▸ **Stated goal**: Leave the pictures out. Retype exactly the lines below from the one containing "Write a web" through the one containing "10, minorStep: 2", and no others.

· · ·

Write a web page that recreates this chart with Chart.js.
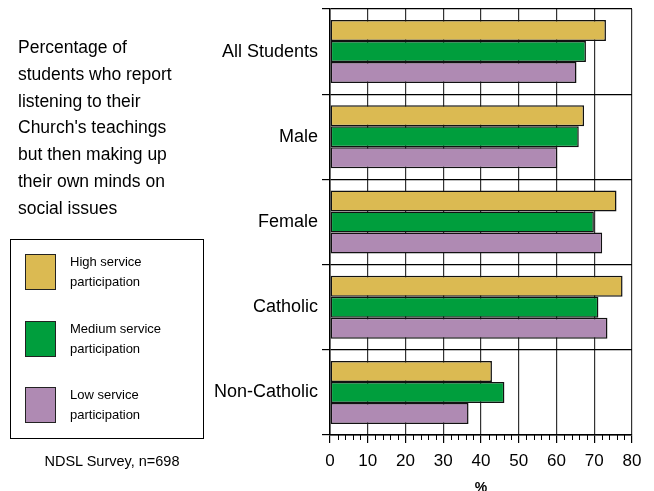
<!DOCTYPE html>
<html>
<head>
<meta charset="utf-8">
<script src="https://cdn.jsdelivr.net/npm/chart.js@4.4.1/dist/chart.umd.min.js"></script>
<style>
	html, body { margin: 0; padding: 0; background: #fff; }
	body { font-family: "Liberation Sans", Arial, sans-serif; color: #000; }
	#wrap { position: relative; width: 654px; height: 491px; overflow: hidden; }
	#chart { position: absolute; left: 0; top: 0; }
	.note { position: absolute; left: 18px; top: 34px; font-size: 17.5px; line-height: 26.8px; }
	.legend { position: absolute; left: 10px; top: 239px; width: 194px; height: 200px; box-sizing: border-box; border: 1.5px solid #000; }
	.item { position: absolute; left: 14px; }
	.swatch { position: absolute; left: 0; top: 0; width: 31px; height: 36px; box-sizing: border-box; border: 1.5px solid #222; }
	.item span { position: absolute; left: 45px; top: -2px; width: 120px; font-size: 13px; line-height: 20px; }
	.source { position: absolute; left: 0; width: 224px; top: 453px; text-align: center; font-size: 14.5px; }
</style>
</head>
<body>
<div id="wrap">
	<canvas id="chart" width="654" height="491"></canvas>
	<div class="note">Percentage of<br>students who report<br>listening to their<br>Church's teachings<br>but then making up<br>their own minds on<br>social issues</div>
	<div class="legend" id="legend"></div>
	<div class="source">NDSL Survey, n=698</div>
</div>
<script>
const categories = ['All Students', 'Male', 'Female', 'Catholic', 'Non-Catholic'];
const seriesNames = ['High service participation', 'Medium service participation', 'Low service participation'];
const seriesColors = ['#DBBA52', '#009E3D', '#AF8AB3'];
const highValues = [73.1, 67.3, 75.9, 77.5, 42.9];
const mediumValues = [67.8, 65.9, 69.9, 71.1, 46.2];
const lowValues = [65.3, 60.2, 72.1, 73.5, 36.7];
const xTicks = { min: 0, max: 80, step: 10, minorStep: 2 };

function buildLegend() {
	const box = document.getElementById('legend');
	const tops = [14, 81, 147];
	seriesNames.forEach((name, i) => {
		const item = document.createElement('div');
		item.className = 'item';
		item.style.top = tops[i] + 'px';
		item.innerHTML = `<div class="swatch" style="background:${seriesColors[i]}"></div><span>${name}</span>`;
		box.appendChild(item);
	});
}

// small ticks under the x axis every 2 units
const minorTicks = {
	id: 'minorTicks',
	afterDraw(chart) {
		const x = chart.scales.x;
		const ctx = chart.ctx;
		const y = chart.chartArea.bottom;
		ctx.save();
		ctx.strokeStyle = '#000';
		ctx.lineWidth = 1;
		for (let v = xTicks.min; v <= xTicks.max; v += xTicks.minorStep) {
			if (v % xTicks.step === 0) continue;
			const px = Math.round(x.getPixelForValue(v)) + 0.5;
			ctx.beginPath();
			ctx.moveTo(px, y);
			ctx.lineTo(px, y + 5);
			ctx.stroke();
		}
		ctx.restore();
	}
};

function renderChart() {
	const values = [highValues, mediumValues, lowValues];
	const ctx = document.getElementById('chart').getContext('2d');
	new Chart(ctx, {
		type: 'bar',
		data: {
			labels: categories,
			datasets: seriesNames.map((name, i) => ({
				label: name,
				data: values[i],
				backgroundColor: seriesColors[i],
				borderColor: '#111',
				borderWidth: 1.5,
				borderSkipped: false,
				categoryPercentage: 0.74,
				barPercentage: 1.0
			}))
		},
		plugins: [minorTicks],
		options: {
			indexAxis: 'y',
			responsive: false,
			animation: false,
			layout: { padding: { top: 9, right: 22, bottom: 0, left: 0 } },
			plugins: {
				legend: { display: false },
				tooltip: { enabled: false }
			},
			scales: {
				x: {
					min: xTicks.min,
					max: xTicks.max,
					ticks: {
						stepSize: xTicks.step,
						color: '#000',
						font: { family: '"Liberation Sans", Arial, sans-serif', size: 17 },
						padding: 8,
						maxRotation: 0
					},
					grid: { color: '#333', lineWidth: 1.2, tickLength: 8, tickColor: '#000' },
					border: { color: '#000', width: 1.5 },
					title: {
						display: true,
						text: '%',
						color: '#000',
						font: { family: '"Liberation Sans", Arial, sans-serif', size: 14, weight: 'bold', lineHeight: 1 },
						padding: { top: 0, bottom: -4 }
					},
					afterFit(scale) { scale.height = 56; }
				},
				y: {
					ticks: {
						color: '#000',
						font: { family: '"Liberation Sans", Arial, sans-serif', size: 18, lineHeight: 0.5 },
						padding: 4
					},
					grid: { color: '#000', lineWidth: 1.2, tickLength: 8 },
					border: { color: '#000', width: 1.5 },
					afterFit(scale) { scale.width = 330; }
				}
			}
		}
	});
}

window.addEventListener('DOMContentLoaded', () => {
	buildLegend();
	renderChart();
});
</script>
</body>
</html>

· · ·

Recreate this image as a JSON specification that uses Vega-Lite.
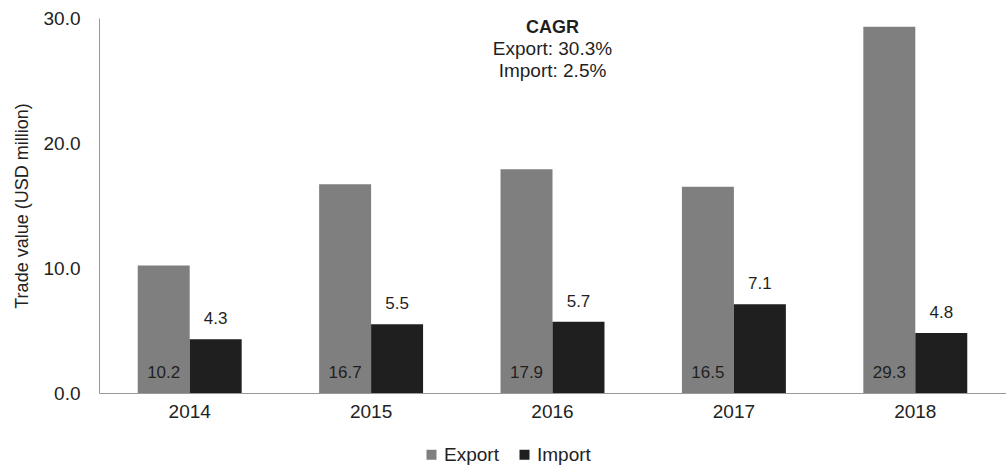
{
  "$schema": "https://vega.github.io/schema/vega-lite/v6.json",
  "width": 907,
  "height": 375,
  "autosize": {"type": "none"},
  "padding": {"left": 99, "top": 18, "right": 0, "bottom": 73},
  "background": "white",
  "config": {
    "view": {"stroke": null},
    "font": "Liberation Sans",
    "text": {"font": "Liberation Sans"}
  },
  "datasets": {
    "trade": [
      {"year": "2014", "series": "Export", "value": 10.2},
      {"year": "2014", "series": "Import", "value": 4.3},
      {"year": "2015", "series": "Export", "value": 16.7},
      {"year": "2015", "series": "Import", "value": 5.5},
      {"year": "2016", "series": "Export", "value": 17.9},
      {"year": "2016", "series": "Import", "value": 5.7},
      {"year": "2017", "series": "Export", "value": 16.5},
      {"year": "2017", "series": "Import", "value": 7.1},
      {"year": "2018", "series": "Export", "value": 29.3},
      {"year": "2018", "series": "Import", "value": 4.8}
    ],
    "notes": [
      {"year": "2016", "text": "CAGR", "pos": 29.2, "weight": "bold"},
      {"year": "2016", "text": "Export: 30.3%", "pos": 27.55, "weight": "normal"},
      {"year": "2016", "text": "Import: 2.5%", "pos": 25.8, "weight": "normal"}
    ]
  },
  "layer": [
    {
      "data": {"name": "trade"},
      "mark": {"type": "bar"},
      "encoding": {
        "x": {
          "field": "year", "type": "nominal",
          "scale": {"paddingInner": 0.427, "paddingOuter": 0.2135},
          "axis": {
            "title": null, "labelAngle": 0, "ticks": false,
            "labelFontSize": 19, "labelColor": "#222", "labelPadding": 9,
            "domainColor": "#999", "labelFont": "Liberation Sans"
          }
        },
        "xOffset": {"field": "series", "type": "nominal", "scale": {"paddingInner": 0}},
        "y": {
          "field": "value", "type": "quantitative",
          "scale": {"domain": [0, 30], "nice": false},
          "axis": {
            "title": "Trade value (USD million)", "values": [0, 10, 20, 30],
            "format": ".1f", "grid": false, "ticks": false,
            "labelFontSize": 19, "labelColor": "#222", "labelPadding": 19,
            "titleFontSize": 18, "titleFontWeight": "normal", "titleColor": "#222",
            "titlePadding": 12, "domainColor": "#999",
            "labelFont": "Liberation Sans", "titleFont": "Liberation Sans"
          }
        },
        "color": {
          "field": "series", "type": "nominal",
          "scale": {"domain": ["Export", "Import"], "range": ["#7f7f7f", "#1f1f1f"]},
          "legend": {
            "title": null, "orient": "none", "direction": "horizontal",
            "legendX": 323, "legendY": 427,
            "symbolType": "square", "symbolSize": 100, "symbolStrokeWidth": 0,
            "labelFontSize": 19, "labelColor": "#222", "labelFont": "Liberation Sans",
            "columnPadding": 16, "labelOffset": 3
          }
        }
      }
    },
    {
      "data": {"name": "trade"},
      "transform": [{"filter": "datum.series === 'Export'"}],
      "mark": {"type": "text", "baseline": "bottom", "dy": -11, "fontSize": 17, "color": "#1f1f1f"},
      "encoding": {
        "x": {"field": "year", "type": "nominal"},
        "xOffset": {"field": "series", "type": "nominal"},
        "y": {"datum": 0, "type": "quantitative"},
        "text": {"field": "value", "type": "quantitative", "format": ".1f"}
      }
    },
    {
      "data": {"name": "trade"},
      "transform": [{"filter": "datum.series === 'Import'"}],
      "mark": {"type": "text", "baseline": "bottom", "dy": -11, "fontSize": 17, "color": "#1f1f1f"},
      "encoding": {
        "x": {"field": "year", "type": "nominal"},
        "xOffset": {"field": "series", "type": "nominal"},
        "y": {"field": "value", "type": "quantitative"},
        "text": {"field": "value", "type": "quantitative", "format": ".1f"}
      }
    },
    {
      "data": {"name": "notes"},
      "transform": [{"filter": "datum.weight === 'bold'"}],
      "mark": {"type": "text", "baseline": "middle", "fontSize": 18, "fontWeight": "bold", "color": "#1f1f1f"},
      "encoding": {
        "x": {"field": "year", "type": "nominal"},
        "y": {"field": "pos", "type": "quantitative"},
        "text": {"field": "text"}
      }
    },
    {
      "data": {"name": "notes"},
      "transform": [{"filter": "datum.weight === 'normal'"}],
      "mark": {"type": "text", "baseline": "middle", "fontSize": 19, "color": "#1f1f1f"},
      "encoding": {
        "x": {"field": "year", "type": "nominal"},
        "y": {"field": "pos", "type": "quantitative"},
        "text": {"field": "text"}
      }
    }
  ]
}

· · ·

▸ **Result of this exercise**:
Write a web page that recreates this chart with Chart.js.
<!DOCTYPE html>
<html>
<head>
<meta charset="utf-8">
<script src="https://cdn.jsdelivr.net/npm/chart.js@4.4.1/dist/chart.umd.min.js"></script>
<style>
	html, body { margin: 0; padding: 0; background: #fff; }
	body { font-family: "Liberation Sans", Arial, sans-serif; color: #000; }
	#wrap { position: relative; width: 654px; height: 491px; overflow: hidden; }
	#chart { position: absolute; left: 0; top: 0; }
	.note { position: absolute; left: 18px; top: 34px; font-size: 17.5px; line-height: 26.8px; }
	.legend { position: absolute; left: 10px; top: 239px; width: 194px; height: 200px; box-sizing: border-box; border: 1.5px solid #000; }
	.item { position: absolute; left: 14px; }
	.swatch { position: absolute; left: 0; top: 0; width: 31px; height: 36px; box-sizing: border-box; border: 1.5px solid #222; }
	.item span { position: absolute; left: 45px; top: -2px; width: 120px; font-size: 13px; line-height: 20px; }
	.source { position: absolute; left: 0; width: 224px; top: 453px; text-align: center; font-size: 14.5px; }
</style>
</head>
<body>
<div id="wrap">
	<canvas id="chart" width="654" height="491"></canvas>
	<div class="note">Percentage of<br>students who report<br>listening to their<br>Church's teachings<br>but then making up<br>their own minds on<br>social issues</div>
	<div class="legend" id="legend"></div>
	<div class="source">NDSL Survey, n=698</div>
</div>
<script>
const categories = ['All Students', 'Male', 'Female', 'Catholic', 'Non-Catholic'];
const seriesNames = ['High service participation', 'Medium service participation', 'Low service participation'];
const seriesColors = ['#DBBA52', '#009E3D', '#AF8AB3'];
const highValues = [73.1, 67.3, 75.9, 77.5, 42.9];
const mediumValues = [67.8, 65.9, 69.9, 71.1, 46.2];
const lowValues = [65.3, 60.2, 72.1, 73.5, 36.7];
const xTicks = { min: 0, max: 80, step: 10, minorStep: 2 };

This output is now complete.